Task statement |
Retype each line exactly. Skip images.

[begin Available data]

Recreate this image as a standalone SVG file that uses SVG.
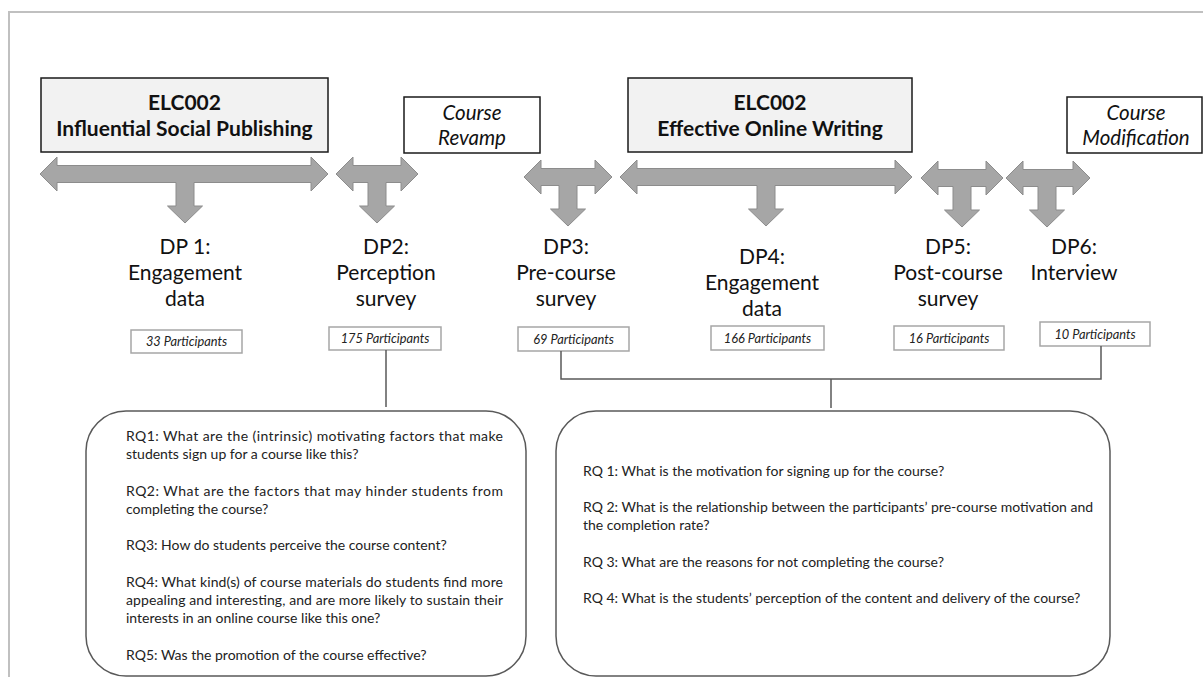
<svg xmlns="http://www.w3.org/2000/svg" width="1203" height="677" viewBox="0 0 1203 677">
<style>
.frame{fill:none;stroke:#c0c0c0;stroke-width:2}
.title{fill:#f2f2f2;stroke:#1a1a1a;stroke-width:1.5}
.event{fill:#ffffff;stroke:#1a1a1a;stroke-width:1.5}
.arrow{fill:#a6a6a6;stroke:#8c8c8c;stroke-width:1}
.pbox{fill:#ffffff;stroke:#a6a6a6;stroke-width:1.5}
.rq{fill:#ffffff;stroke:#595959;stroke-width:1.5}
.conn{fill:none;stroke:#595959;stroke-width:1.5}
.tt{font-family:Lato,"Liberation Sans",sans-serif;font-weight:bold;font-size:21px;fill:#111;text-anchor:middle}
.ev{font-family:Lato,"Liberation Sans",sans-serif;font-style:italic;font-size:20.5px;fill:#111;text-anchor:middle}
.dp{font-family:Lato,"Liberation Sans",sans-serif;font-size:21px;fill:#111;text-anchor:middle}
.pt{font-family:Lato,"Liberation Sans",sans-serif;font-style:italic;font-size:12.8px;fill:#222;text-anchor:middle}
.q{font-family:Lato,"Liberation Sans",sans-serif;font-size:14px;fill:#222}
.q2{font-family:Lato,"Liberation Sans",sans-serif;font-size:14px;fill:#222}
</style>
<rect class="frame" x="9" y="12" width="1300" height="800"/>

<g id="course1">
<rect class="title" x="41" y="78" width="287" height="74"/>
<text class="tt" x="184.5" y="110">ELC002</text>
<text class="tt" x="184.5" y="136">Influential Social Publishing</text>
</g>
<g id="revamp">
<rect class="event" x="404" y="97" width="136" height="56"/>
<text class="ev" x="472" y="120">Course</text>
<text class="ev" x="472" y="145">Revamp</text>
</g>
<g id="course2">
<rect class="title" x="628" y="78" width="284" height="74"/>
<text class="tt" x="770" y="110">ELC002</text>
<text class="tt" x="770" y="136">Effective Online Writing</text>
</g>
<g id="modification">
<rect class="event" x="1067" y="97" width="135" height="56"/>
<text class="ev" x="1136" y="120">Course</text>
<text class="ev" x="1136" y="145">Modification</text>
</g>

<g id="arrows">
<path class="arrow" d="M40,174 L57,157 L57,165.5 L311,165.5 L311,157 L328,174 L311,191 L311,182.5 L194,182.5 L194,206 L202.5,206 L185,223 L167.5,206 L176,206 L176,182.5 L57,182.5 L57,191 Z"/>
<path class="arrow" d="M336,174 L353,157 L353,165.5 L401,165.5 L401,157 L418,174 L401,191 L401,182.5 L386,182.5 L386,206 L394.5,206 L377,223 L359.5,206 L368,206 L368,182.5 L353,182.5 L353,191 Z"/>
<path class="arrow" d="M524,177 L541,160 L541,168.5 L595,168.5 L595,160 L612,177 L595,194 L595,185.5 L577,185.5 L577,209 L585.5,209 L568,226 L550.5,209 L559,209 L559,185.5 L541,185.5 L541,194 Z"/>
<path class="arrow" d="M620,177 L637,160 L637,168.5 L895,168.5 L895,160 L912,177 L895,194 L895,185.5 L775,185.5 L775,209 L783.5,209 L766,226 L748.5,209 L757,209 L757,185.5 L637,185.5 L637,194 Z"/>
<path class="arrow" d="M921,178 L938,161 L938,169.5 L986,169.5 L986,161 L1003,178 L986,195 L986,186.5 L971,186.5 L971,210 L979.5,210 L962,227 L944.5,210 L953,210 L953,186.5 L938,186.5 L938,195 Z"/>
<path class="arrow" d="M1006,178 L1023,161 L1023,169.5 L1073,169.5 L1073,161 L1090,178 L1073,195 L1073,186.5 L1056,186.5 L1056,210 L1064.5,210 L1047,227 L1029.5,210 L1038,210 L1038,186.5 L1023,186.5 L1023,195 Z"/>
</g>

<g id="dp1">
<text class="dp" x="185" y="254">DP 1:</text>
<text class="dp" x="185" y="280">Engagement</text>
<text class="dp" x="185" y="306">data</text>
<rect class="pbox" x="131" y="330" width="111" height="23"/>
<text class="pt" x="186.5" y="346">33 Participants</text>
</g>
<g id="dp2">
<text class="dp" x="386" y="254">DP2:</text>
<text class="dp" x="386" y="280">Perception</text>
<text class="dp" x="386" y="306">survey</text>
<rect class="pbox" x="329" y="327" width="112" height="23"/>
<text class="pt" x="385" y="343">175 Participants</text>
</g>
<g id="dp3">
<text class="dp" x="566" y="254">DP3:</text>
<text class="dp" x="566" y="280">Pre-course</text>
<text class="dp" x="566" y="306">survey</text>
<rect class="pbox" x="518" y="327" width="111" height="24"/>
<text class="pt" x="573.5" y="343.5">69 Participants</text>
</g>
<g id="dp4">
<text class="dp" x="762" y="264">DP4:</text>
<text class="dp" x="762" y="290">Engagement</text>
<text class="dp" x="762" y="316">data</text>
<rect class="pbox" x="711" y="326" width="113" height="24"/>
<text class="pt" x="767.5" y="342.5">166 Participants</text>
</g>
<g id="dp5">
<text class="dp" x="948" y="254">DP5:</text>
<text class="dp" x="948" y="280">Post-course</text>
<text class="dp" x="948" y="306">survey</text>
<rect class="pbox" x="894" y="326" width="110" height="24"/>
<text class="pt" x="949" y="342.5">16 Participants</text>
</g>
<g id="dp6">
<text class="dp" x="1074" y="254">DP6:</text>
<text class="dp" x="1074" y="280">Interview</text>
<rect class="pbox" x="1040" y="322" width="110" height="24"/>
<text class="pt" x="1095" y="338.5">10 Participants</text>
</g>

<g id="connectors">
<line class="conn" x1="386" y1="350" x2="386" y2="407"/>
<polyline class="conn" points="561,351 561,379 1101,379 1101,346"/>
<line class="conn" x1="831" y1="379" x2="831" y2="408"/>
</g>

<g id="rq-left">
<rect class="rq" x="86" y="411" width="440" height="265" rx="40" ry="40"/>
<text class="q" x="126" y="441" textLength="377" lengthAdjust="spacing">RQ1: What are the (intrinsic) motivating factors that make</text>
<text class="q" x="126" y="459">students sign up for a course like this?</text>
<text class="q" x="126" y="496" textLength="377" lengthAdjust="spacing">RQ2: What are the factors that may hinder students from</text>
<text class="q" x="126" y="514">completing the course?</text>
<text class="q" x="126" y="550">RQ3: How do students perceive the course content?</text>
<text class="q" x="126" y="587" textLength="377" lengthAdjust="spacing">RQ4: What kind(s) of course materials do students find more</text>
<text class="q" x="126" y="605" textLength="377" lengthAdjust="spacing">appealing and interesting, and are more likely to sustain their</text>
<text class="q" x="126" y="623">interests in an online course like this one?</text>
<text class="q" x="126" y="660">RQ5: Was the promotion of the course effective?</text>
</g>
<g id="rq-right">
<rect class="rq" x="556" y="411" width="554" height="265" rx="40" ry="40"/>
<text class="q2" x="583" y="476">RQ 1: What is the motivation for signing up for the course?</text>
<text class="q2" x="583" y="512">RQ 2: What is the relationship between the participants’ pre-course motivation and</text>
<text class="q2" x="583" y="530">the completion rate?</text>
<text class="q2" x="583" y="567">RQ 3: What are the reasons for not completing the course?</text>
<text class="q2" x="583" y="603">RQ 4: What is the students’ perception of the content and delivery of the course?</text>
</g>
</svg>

[end Available data]

Exercise answer |
Recreate this image as a standalone SVG file that uses SVG.
<svg xmlns="http://www.w3.org/2000/svg" width="1203" height="677" viewBox="0 0 1203 677">
<style>
.frame{fill:none;stroke:#c0c0c0;stroke-width:2}
.title{fill:#f2f2f2;stroke:#1a1a1a;stroke-width:1.5}
.event{fill:#ffffff;stroke:#1a1a1a;stroke-width:1.5}
.arrow{fill:#a6a6a6;stroke:#8c8c8c;stroke-width:1}
.pbox{fill:#ffffff;stroke:#a6a6a6;stroke-width:1.5}
.rq{fill:#ffffff;stroke:#595959;stroke-width:1.5}
.conn{fill:none;stroke:#595959;stroke-width:1.5}
.tt{font-family:Lato,"Liberation Sans",sans-serif;font-weight:bold;font-size:21px;fill:#111;text-anchor:middle}
.ev{font-family:Lato,"Liberation Sans",sans-serif;font-style:italic;font-size:20.5px;fill:#111;text-anchor:middle}
.dp{font-family:Lato,"Liberation Sans",sans-serif;font-size:21px;fill:#111;text-anchor:middle}
.pt{font-family:Lato,"Liberation Sans",sans-serif;font-style:italic;font-size:12.8px;fill:#222;text-anchor:middle}
.q{font-family:Lato,"Liberation Sans",sans-serif;font-size:14px;fill:#222}
.q2{font-family:Lato,"Liberation Sans",sans-serif;font-size:14px;fill:#222}
</style>
<rect class="frame" x="9" y="12" width="1300" height="800"/>

<g id="course1">
<rect class="title" x="41" y="78" width="287" height="74"/>
<text class="tt" x="184.5" y="110">ELC002</text>
<text class="tt" x="184.5" y="136">Influential Social Publishing</text>
</g>
<g id="revamp">
<rect class="event" x="404" y="97" width="136" height="56"/>
<text class="ev" x="472" y="120">Course</text>
<text class="ev" x="472" y="145">Revamp</text>
</g>
<g id="course2">
<rect class="title" x="628" y="78" width="284" height="74"/>
<text class="tt" x="770" y="110">ELC002</text>
<text class="tt" x="770" y="136">Effective Online Writing</text>
</g>
<g id="modification">
<rect class="event" x="1067" y="97" width="135" height="56"/>
<text class="ev" x="1136" y="120">Course</text>
<text class="ev" x="1136" y="145">Modification</text>
</g>

<g id="arrows">
<path class="arrow" d="M40,174 L57,157 L57,165.5 L311,165.5 L311,157 L328,174 L311,191 L311,182.5 L194,182.5 L194,206 L202.5,206 L185,223 L167.5,206 L176,206 L176,182.5 L57,182.5 L57,191 Z"/>
<path class="arrow" d="M336,174 L353,157 L353,165.5 L401,165.5 L401,157 L418,174 L401,191 L401,182.5 L386,182.5 L386,206 L394.5,206 L377,223 L359.5,206 L368,206 L368,182.5 L353,182.5 L353,191 Z"/>
<path class="arrow" d="M524,177 L541,160 L541,168.5 L595,168.5 L595,160 L612,177 L595,194 L595,185.5 L577,185.5 L577,209 L585.5,209 L568,226 L550.5,209 L559,209 L559,185.5 L541,185.5 L541,194 Z"/>
<path class="arrow" d="M620,177 L637,160 L637,168.5 L895,168.5 L895,160 L912,177 L895,194 L895,185.5 L775,185.5 L775,209 L783.5,209 L766,226 L748.5,209 L757,209 L757,185.5 L637,185.5 L637,194 Z"/>
<path class="arrow" d="M921,178 L938,161 L938,169.5 L986,169.5 L986,161 L1003,178 L986,195 L986,186.5 L971,186.5 L971,210 L979.5,210 L962,227 L944.5,210 L953,210 L953,186.5 L938,186.5 L938,195 Z"/>
<path class="arrow" d="M1006,178 L1023,161 L1023,169.5 L1073,169.5 L1073,161 L1090,178 L1073,195 L1073,186.5 L1056,186.5 L1056,210 L1064.5,210 L1047,227 L1029.5,210 L1038,210 L1038,186.5 L1023,186.5 L1023,195 Z"/>
</g>

<g id="dp1">
<text class="dp" x="185" y="254">DP 1:</text>
<text class="dp" x="185" y="280">Engagement</text>
<text class="dp" x="185" y="306">data</text>
<rect class="pbox" x="131" y="330" width="111" height="23"/>
<text class="pt" x="186.5" y="346">33 Participants</text>
</g>
<g id="dp2">
<text class="dp" x="386" y="254">DP2:</text>
<text class="dp" x="386" y="280">Perception</text>
<text class="dp" x="386" y="306">survey</text>
<rect class="pbox" x="329" y="327" width="112" height="23"/>
<text class="pt" x="385" y="343">175 Participants</text>
</g>
<g id="dp3">
<text class="dp" x="566" y="254">DP3:</text>
<text class="dp" x="566" y="280">Pre-course</text>
<text class="dp" x="566" y="306">survey</text>
<rect class="pbox" x="518" y="327" width="111" height="24"/>
<text class="pt" x="573.5" y="343.5">69 Participants</text>
</g>
<g id="dp4">
<text class="dp" x="762" y="264">DP4:</text>
<text class="dp" x="762" y="290">Engagement</text>
<text class="dp" x="762" y="316">data</text>
<rect class="pbox" x="711" y="326" width="113" height="24"/>
<text class="pt" x="767.5" y="342.5">166 Participants</text>
</g>
<g id="dp5">
<text class="dp" x="948" y="254">DP5:</text>
<text class="dp" x="948" y="280">Post-course</text>
<text class="dp" x="948" y="306">survey</text>
<rect class="pbox" x="894" y="326" width="110" height="24"/>
<text class="pt" x="949" y="342.5">16 Participants</text>
</g>
<g id="dp6">
<text class="dp" x="1074" y="254">DP6:</text>
<text class="dp" x="1074" y="280">Interview</text>
<rect class="pbox" x="1040" y="322" width="110" height="24"/>
<text class="pt" x="1095" y="338.5">10 Participants</text>
</g>

<g id="connectors">
<line class="conn" x1="386" y1="350" x2="386" y2="407"/>
<polyline class="conn" points="561,351 561,379 1101,379 1101,346"/>
<line class="conn" x1="831" y1="379" x2="831" y2="408"/>
</g>

<g id="rq-left">
<rect class="rq" x="86" y="411" width="440" height="265" rx="40" ry="40"/>
<text class="q" x="126" y="441" textLength="377" lengthAdjust="spacing">RQ1: What are the (intrinsic) motivating factors that make</text>
<text class="q" x="126" y="459">students sign up for a course like this?</text>
<text class="q" x="126" y="496" textLength="377" lengthAdjust="spacing">RQ2: What are the factors that may hinder students from</text>
<text class="q" x="126" y="514">completing the course?</text>
<text class="q" x="126" y="550">RQ3: How do students perceive the course content?</text>
<text class="q" x="126" y="587" textLength="377" lengthAdjust="spacing">RQ4: What kind(s) of course materials do students find more</text>
<text class="q" x="126" y="605" textLength="377" lengthAdjust="spacing">appealing and interesting, and are more likely to sustain their</text>
<text class="q" x="126" y="623">interests in an online course like this one?</text>
<text class="q" x="126" y="660">RQ5: Was the promotion of the course effective?</text>
</g>
<g id="rq-right">
<rect class="rq" x="556" y="411" width="554" height="265" rx="40" ry="40"/>
<text class="q2" x="583" y="476">RQ 1: What is the motivation for signing up for the course?</text>
<text class="q2" x="583" y="512">RQ 2: What is the relationship between the participants’ pre-course motivation and</text>
<text class="q2" x="583" y="530">the completion rate?</text>
<text class="q2" x="583" y="567">RQ 3: What are the reasons for not completing the course?</text>
<text class="q2" x="583" y="603">RQ 4: What is the students’ perception of the content and delivery of the course?</text>
</g>
</svg>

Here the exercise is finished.